6.) DNS. DNS Server settings on your ISA/TMG adapter properties should be set on the Internal facing NIC only and the DNS servers should be servers that your organization controls. If ISA/TMG is a member of a domain, these DNS servers should be Domain Controllers. I saw an issue recently where web proxy users through ISA Server were getting prompted for authentication credentials intermittently when browsing the Internet. This would happen sporadically throughout the day and would often resolve itself after 5 or 10 minutes of pain. The issue turned out to be that the first 2 DNS servers were Domain Controllers but the 3rd one on the list was not.

7.) 3rd Party Networking Devices. Take any 3rd party devices out of the mix whenever possible. Whatever the problem may be, if you can simplify your environment it will make troubleshooting it a whole lot easier. Trust me when I tell you this. Is there a 3rd party hardware load balancer sitting in front of your ISA/TMG server? Do you have the ability to bypass it and test? Is the issue still present? Is there a hardware firewall between your ISA/TMG server and your Domain Controllers? If you bypass it or create an ACL that allows everything through does it change the behavior?  You get the idea.  The more you can simplify your environment the less time you are going to spend on the phone with support.  I cannot even begin to tell you how many times our product has gotten the blame for something that another device was doing.

8.) Service Packs, Hotfixes, and Rollups Oh My. When possible, upgrade to the latest service pack, hotfix, or rollup for ISA or TMG.  Our engineers and developers are constantly working to find and fix code defects and to make them available to the public.  Chances are we have already fixed the issue you are experiencing and have included it in a recent hotfix/rollup.   I put together a blog for the version numbers and location of TMG hotfixes here.

9.) Alerts. In your ISA/TMG management console, under Monitoring, check your Alerts tabs.  Is there anything listed with a recent date? Many of the Alerts are self explanatory and can point you in the right direction. Search for them on Bing if they are somewhat unclear.

10.) Disable IIS. If you have the World Wide Web Publishing service installed and running on the same machine as your ISA/TMG it can (and usually does) cause problems. Remove it or, at the very least, disable it and then restart the Firewall Service.

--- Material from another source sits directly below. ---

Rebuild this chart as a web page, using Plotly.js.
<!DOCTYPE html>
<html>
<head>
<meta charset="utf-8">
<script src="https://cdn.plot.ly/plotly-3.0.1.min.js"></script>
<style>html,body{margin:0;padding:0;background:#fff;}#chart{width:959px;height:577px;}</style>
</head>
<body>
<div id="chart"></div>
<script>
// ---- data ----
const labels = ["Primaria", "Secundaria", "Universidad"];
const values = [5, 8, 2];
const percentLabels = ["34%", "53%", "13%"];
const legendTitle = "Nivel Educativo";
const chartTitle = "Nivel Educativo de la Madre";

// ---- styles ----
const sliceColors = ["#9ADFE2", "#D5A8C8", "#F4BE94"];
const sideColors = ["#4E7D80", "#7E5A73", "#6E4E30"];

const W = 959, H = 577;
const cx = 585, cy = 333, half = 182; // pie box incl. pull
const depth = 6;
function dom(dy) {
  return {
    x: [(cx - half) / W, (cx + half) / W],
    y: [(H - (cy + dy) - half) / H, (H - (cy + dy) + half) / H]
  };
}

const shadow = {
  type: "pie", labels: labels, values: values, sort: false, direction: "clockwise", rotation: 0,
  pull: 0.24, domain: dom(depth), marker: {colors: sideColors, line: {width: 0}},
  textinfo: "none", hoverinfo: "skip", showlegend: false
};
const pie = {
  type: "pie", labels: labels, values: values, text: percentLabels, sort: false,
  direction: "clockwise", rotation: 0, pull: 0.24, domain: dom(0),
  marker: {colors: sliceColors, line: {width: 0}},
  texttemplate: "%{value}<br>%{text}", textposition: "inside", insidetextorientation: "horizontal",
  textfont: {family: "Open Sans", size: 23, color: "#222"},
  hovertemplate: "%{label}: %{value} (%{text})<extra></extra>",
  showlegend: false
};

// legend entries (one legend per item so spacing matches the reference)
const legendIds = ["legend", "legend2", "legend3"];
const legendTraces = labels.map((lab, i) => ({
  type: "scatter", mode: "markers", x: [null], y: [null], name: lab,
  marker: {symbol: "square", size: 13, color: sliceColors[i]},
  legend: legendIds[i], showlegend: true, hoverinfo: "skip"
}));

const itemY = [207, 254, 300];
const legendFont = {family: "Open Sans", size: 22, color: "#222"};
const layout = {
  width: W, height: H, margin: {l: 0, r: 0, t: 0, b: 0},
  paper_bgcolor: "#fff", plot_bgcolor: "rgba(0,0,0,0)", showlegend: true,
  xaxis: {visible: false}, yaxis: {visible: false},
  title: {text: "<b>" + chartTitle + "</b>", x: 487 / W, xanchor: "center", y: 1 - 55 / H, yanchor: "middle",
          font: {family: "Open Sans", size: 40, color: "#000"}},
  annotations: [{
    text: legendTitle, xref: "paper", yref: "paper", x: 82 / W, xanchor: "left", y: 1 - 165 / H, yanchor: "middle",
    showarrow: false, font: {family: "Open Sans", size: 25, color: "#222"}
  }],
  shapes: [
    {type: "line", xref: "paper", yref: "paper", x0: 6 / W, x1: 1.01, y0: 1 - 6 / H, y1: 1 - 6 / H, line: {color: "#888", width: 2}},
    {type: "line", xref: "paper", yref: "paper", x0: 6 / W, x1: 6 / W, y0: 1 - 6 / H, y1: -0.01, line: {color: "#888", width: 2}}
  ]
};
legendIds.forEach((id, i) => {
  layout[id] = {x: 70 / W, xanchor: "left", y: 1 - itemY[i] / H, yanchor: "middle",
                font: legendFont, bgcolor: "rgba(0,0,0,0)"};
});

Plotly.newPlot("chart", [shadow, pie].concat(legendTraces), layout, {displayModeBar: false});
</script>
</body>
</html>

I hope these suggestions are helpful to you and I will add or update them from time to time.  If any of these helped you avoid a support incident please feel free to leave me a comment and let me know. Follow me on Twitter @keithabluton

Comments
  • Keith, regarding DNS tip, I usally use 2 NIC's with DNS IP's on both. DNS set on Internal NIC will resolve internal requests and the same will occur for External NIC regarding to external requests. Is it wrong? Can it cause some issue? I have set up several environments like this and never had any trouble...

  • Great question Uilson. Although it can work, it is not recommended and can lead to problems. Here is a great document that explains it.

    technet.microsoft.com/.../cc302590.aspx

    This is the most common setup.  Multi-homed ISA Server computers that are members of the domain must point a network card only to internal DNS servers because it has to participate in the domain.   The internal DNS servers need to forward to an ISP or use the root servers.  This allows internal clients to resolve both internal names and Internet names.

    Q:  Why not point the external ISA NIC to the ISP for DNS?

    A:  The problem here is that ISA doesn’t know what is internal or external when trying to resolve names. This means ISA can end up trying to resolve internal names to the external ISP.  Once it receives “name not found”, the ISA Server computer won’t look for the internal name again and you will fail to participate in the domain.